[START OF Input records]

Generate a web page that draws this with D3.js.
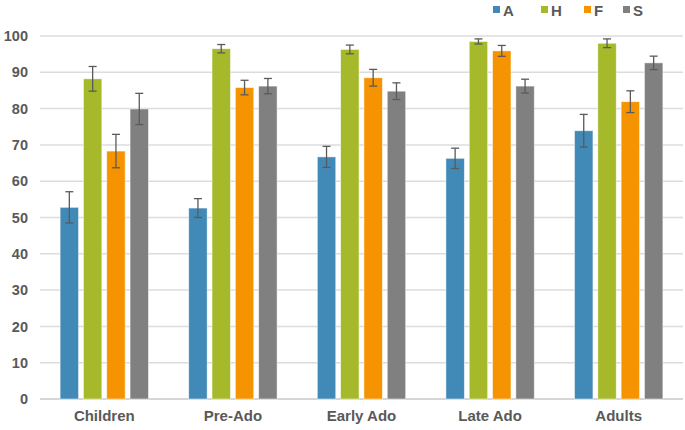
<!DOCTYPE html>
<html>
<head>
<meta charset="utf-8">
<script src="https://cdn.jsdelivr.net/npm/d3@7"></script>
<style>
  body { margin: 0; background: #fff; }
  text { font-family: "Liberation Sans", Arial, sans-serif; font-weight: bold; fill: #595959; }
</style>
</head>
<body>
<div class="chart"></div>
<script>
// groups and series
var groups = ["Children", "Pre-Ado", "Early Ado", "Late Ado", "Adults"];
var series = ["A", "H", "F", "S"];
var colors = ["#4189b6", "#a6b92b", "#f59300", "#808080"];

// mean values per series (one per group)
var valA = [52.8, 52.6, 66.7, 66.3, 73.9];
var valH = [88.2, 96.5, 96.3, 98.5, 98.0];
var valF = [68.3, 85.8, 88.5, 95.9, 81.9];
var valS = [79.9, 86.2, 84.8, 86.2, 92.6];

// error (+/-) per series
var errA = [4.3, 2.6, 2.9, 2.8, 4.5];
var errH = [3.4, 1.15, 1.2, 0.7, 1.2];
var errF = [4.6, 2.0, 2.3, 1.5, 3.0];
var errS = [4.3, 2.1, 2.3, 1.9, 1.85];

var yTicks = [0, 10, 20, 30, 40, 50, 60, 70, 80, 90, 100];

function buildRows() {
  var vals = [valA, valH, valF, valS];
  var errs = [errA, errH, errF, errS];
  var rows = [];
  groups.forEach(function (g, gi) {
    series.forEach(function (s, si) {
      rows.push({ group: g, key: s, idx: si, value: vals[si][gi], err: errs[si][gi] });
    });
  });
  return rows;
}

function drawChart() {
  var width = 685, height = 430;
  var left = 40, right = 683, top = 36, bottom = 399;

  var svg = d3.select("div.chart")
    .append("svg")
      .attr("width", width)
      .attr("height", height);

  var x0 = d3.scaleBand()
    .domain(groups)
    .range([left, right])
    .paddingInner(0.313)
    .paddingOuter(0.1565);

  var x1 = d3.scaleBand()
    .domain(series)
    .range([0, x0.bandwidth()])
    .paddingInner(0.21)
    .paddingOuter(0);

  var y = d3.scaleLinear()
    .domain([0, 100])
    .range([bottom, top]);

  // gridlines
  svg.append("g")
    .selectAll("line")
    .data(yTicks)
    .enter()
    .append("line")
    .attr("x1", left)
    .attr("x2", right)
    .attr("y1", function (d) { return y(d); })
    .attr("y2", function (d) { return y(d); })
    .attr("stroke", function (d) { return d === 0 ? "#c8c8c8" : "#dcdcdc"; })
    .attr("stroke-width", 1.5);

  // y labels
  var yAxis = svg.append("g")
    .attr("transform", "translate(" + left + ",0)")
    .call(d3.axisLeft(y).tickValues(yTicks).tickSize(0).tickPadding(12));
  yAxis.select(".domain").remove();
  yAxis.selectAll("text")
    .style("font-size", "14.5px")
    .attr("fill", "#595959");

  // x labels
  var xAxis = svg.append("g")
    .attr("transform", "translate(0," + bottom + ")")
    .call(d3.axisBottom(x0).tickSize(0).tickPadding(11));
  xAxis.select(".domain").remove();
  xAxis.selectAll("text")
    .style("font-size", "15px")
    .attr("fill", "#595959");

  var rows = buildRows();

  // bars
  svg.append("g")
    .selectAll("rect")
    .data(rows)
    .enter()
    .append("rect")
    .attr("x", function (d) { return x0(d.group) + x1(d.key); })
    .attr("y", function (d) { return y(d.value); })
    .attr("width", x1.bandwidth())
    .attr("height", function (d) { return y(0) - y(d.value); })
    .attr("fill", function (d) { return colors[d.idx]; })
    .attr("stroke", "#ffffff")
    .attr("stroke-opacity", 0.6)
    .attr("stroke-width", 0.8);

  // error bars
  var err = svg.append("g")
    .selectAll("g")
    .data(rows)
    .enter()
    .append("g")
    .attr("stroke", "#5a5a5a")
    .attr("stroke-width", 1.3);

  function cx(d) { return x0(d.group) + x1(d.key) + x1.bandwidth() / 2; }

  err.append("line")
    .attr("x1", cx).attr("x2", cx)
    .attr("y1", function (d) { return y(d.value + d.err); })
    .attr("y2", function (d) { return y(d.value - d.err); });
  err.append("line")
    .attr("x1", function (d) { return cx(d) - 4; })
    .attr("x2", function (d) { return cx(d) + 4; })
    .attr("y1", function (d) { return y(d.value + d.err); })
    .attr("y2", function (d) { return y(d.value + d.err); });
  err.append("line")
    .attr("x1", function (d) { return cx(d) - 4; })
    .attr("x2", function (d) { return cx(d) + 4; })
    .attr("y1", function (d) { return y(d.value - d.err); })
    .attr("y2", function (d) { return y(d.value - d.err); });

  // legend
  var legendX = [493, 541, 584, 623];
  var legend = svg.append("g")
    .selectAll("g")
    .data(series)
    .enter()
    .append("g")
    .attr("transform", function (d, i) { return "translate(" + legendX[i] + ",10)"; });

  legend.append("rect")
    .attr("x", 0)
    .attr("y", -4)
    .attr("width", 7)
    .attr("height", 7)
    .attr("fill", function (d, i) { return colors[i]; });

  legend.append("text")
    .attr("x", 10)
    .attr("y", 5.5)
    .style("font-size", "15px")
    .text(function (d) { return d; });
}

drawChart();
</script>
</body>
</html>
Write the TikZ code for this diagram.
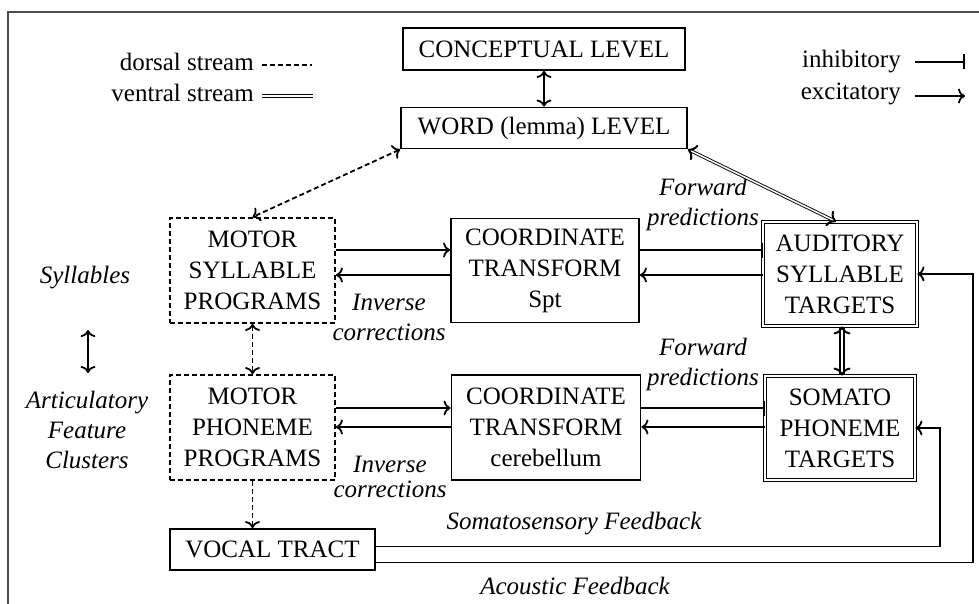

[END OF Input records]

Gather up the lines containing the word "this" from these records and copy them.

Generate a web page that draws this with D3.js.
Write the TikZ code for this diagram.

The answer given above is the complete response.